05 December 2010

Francophile is Not a 4-Letter Word

According to my father (The Walking IMDB, Sr), there are two types of people: Those who love French cinema and those who don't. We easily fall into the former category and lap up anything with a Gaulic twist. I'm always weary of those who fall into the later category. What do they have against the French? Is it simply because it's "cool" to dislike them? Did a Frenchman steal their mother away from their father? Did they go to France once and get sick on foie gras? What did France ever do to them?

I randomly think about this topic throughout the year. I guess you could say I'm a bit obsessed. I love foreign films. An early diet of Herzog, Wenders, Wargnier, Truffaut, Godard, Kurosawa, Antonioni, etc; has bred me to prefer subtitles to dubbing, the avant garde to the normal. My parents are wonderful people with few restrictions when it came to movies when we were children. Sex, drugs, rock and roll; all were okay with Mom. She was a bit protective about gratuitous violence, but if it served the purpose of the story...

I started reading "Everything is Cinema: The Working Life of Jean-Luc Godard" this week. Of all the nouvelle vague auteurs, he is my favorite. "Vivre sa vie" my favorite movie, "Breathless", "Le Weekend", "Pierrot le fou", "Alphaville". Each and everyone is brilliant. The book is not designed for the casual reader though. The in depth study of the birth of New Wave, it's colourful characters, it's politics, is a bit daunting if you are not deeply interested. However, as a portrait of a man from a professional point of view only, it's quite good.
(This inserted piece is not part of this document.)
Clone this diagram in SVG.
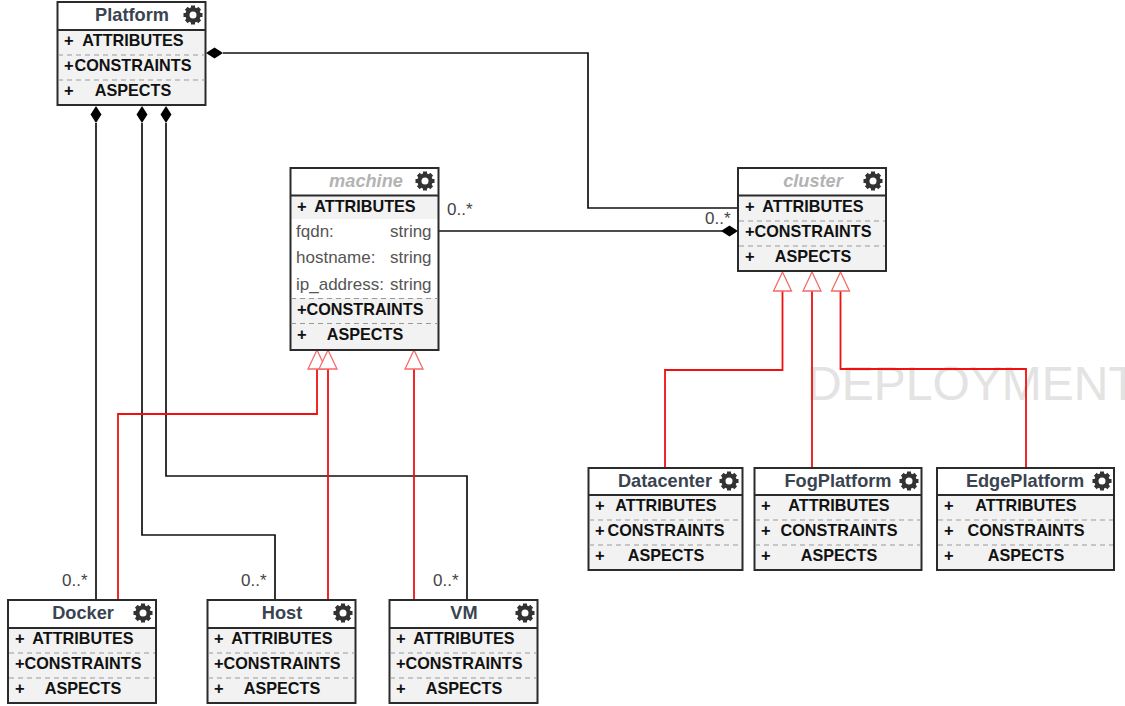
<svg xmlns="http://www.w3.org/2000/svg" width="1125" height="706" viewBox="0 0 1125 706">
<style>
text{font-family:"Liberation Sans",Arial,sans-serif;fill:#000}
.box{fill:none;stroke:#2b2b2b;stroke-width:2}
.sec{fill:#f2f2f2}
.ln{stroke:#2b2b2b;stroke-width:2;fill:none}
.dash{stroke:#999;stroke-width:1;stroke-dasharray:5 4;fill:none}
.t{font-size:18.2px;font-weight:bold;fill:#3a4350;text-anchor:middle}
.ab{font-size:18.2px;font-weight:bold;font-style:italic;fill:#b3b3b3;text-anchor:middle}
.m{font-size:16.2px;font-weight:bold;fill:#111;text-anchor:middle}
.p{font-size:16.5px;font-weight:bold;fill:#111}
.a{font-size:17px;fill:#555}
.c{font-size:17px;fill:#444}
.k{fill:none;stroke:#111;stroke-width:1.7}
.r{fill:none;stroke:#f01010;stroke-width:1.8}
.wm{font-size:48px;fill:#e3e3e3}
</style>
<defs>
<g id="gear" fill="#333">
<circle r="6" fill="none" stroke="#333" stroke-width="3.4"/>
<g id="tt"><rect x="-2" y="-9.5" width="4" height="19"/><rect x="-2" y="-9.5" width="4" height="19" transform="rotate(90)"/></g>
<use href="#tt" transform="rotate(45)"/>
<circle r="3.5" fill="#fff"/>
</g>
<path id="dv" d="M0 0L5.5 8.500L0 17L-5.500 8.500Z" fill="#000"/>
<path id="dh" d="M0 0L8.500 -5.500L17 0L8.500 5.500Z" fill="#000"/>
<path id="tri" d="M0 0L9 19L-9 19Z" fill="#fff" stroke="#f46a6a" stroke-width="1.300"/>
</defs>
<rect width="1125" height="706" fill="#fff"/>
<text class="wm" x="807" y="400">DEPLOYMENT</text>
<g id="connectors">
<path class="k" d="M223 53H588V208H738"/>
<path class="k" d="M438 231H722"/>
<path class="k" d="M96 123V600"/>
<path class="k" d="M142 123V535H275V600"/>
<path class="k" d="M166 123V476H467V600"/>
<use href="#dh" x="206" y="53"/>
<use href="#dh" x="721" y="231"/>
<use href="#dv" x="96" y="106"/>
<use href="#dv" x="142" y="106"/>
<use href="#dv" x="166" y="106"/>
<path class="r" d="M118 600V414H317V369"/>
<path class="r" d="M328 600V369"/>
<path class="r" d="M414 600V369"/>
<path class="r" d="M665 468V370H782.500V291"/>
<path class="r" d="M812 468V291"/>
<path class="r" d="M1026 468V369H840.500V291"/>
<use href="#tri" x="317" y="350"/>
<use href="#tri" x="328" y="350"/>
<use href="#tri" x="414" y="350"/>
<use href="#tri" x="782.500" y="272"/>
<use href="#tri" x="812" y="272"/>
<use href="#tri" x="840.500" y="272"/>
<text class="c" x="447" y="215">0..*</text>
<text class="c" x="705" y="224">0..*</text>
<text class="c" x="62" y="586">0..*</text>
<text class="c" x="241" y="586">0..*</text>
<text class="c" x="433" y="586">0..*</text>
</g>
<g id="platform">
<rect class="sec" x="57.500" y="2" width="148" height="103"/>
<rect x="57.500" y="2" width="148" height="28" fill="#fff"/>
<rect class="box" x="57.500" y="2" width="148" height="103"/>
<path class="ln" d="M57.500 30H205.500"/><path class="dash" d="M58 55H205M58 80H205"/>
<text class="t" x="132" y="21">Platform</text><use href="#gear" x="193" y="15"/>
<text class="p" x="64" y="46">+</text><text class="m" x="133" y="46">ATTRIBUTES</text>
<text class="p" x="64" y="71">+</text><text class="m" x="133" y="71">CONSTRAINTS</text>
<text class="p" x="64" y="96">+</text><text class="m" x="133" y="96">ASPECTS</text>
</g>
<g id="machine">
<rect class="sec" x="290.500" y="168" width="148" height="182"/>
<rect x="290.500" y="168" width="148" height="28" fill="#fff"/>
<rect x="291" y="219" width="147" height="79" fill="#fff"/>
<rect class="box" x="290.500" y="168" width="148" height="182"/>
<path class="ln" d="M290.500 195.500H438.500"/><path class="dash" d="M291 298.500H438M291 323.500H438"/>
<text class="ab" x="366" y="187">machine</text><use href="#gear" x="425" y="181"/>
<text class="p" x="297" y="212">+</text><text class="m" x="365" y="212">ATTRIBUTES</text>
<text class="a" x="296" y="237">fqdn:</text><text class="a" x="390" y="237">string</text>
<text class="a" x="296" y="263">hostname:</text><text class="a" x="390" y="263">string</text>
<text class="a" x="296" y="290">ip_address:</text><text class="a" x="390" y="290">string</text>
<text class="p" x="297" y="315">+</text><text class="m" x="365" y="315">CONSTRAINTS</text>
<text class="p" x="297" y="340">+</text><text class="m" x="365" y="340">ASPECTS</text>
</g>
<g id="cluster">
<rect class="sec" x="738" y="168" width="148" height="103"/>
<rect x="738" y="168" width="148" height="28" fill="#fff"/>
<rect class="box" x="738" y="168" width="148" height="103"/>
<path class="ln" d="M738 195.500H886"/><path class="dash" d="M739 221H885M739 246H885"/>
<text class="ab" x="813" y="187">cluster</text><use href="#gear" x="873" y="181"/>
<text class="p" x="745" y="212">+</text><text class="m" x="813" y="212">ATTRIBUTES</text>
<text class="p" x="745" y="237">+</text><text class="m" x="813" y="237">CONSTRAINTS</text>
<text class="p" x="745" y="262">+</text><text class="m" x="813" y="262">ASPECTS</text>
</g>
<g id="docker">
<rect class="sec" x="8" y="600" width="148" height="103"/>
<rect x="8" y="600" width="148" height="28" fill="#fff"/>
<rect class="box" x="8" y="600" width="148" height="103"/>
<path class="ln" d="M8 628H156"/><path class="dash" d="M9 653H155M9 678H155"/>
<text class="t" x="83" y="619">Docker</text><use href="#gear" x="143" y="613"/>
<text class="p" x="15" y="644">+</text><text class="m" x="83" y="644">ATTRIBUTES</text>
<text class="p" x="15" y="669">+</text><text class="m" x="83" y="669">CONSTRAINTS</text>
<text class="p" x="15" y="694">+</text><text class="m" x="83" y="694">ASPECTS</text>
</g>
<g id="host">
<rect class="sec" x="207.500" y="600" width="148" height="103"/>
<rect x="207.500" y="600" width="148" height="28" fill="#fff"/>
<rect class="box" x="207.500" y="600" width="148" height="103"/>
<path class="ln" d="M207.500 628H355.500"/><path class="dash" d="M208 653H355M208 678H355"/>
<text class="t" x="282" y="619">Host</text><use href="#gear" x="343" y="613"/>
<text class="p" x="214" y="644">+</text><text class="m" x="282" y="644">ATTRIBUTES</text>
<text class="p" x="214" y="669">+</text><text class="m" x="282" y="669">CONSTRAINTS</text>
<text class="p" x="214" y="694">+</text><text class="m" x="282" y="694">ASPECTS</text>
</g>
<g id="vm">
<rect class="sec" x="389.500" y="600" width="148" height="103"/>
<rect x="389.500" y="600" width="148" height="28" fill="#fff"/>
<rect class="box" x="389.500" y="600" width="148" height="103"/>
<path class="ln" d="M389.500 628H537.500"/><path class="dash" d="M390 653H537M390 678H537"/>
<text class="t" x="464" y="619">VM</text><use href="#gear" x="525" y="613"/>
<text class="p" x="396" y="644">+</text><text class="m" x="464" y="644">ATTRIBUTES</text>
<text class="p" x="396" y="669">+</text><text class="m" x="464" y="669">CONSTRAINTS</text>
<text class="p" x="396" y="694">+</text><text class="m" x="464" y="694">ASPECTS</text>
</g>
<g id="datacenter">
<rect class="sec" x="588.500" y="468" width="154" height="102"/>
<rect x="588.500" y="468" width="154" height="27" fill="#fff"/>
<rect class="box" x="588.500" y="468" width="154" height="102"/>
<path class="ln" d="M588.500 495H742.500"/><path class="dash" d="M589 520H742M589 545H742"/>
<text class="t" x="665" y="487">Datacenter</text><use href="#gear" x="729" y="481"/>
<text class="p" x="595" y="511">+</text><text class="m" x="666" y="511">ATTRIBUTES</text>
<text class="p" x="595" y="536">+</text><text class="m" x="666" y="536">CONSTRAINTS</text>
<text class="p" x="595" y="561">+</text><text class="m" x="666" y="561">ASPECTS</text>
</g>
<g id="fogplatform">
<rect class="sec" x="754.500" y="468" width="167" height="102"/>
<rect x="754.500" y="468" width="167" height="27" fill="#fff"/>
<rect class="box" x="754.500" y="468" width="167" height="102"/>
<path class="ln" d="M754.500 495H921.500"/><path class="dash" d="M755 520H921M755 545H921"/>
<text class="t" x="838" y="487">FogPlatform</text><use href="#gear" x="909" y="481"/>
<text class="p" x="761" y="511">+</text><text class="m" x="839" y="511">ATTRIBUTES</text>
<text class="p" x="761" y="536">+</text><text class="m" x="839" y="536">CONSTRAINTS</text>
<text class="p" x="761" y="561">+</text><text class="m" x="839" y="561">ASPECTS</text>
</g>
<g id="edgeplatform">
<rect class="sec" x="937" y="468" width="177" height="102"/>
<rect x="937" y="468" width="177" height="27" fill="#fff"/>
<rect class="box" x="937" y="468" width="177" height="102"/>
<path class="ln" d="M937 495H1114"/><path class="dash" d="M938 520H1113M938 545H1113"/>
<text class="t" x="1025" y="487">EdgePlatform</text><use href="#gear" x="1102" y="481"/>
<text class="p" x="944" y="511">+</text><text class="m" x="1026" y="511">ATTRIBUTES</text>
<text class="p" x="944" y="536">+</text><text class="m" x="1026" y="536">CONSTRAINTS</text>
<text class="p" x="944" y="561">+</text><text class="m" x="1026" y="561">ASPECTS</text>
</g>
</svg>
My dad asked me if I had ever seen "The Last Metro". It was on TV the other day and he caught it again. Oddly enough, I had just taped it. Truffaut's story about the German occupation of France centers on a fading theatre run by Marion (Catherine Deneuve) and her husband who must now hide in the basement from the Nazi's. For my dad it was a testament to the wonder of Deneuve, an actress I have always been passionate about. In her earlier works, he believed her beauty got in the way of her true talent. Here, in a more mature performance, he could recognize her subtle ability to blend into any character. Yet one does not become the face of a countries cinema and it's reigning queen on looks alone. How difficult it must be to forget you are watching Catherine Deneuve! She has appeared in over 100 films (!!) and worked steadily in 6 decades. What prompted me to push my viewing up on my internal list was his claim that it, and her performance, was better than "Indochine"- Which I have long believed to be her most amazing work and a great film.

With Christmas around the corner, it's time to brush off those movies that sit sadly on the bottom of the pile, waiting for that one day a year in which we watch them. For the francophile, a great choice is Arnaud Desplechin's "A Christmas Tale" (now available on Criterion). What could have easily been trite and boring has instead breathed new life into if by an amazing cast. Four generations come together for Christmas, but dysfunction wins out and lives are forever changed. Led by family matriarch (Denueve), the typical becomes atypical. Also starring a who's who of French cinema: Jean-Paul Roussillon , Mathieu Amalric, Anne Consigny, Chiara Mastroianni (Denueve's real life daughter), Melvil Poupaud , Emmanuelle Devos , and Hippolyte Girardot . It is a depressing film for those of us who prefer Halloween to Christmas. 

So, where do you fall? Lover of French cinema or hater? Pro-foreign films or against?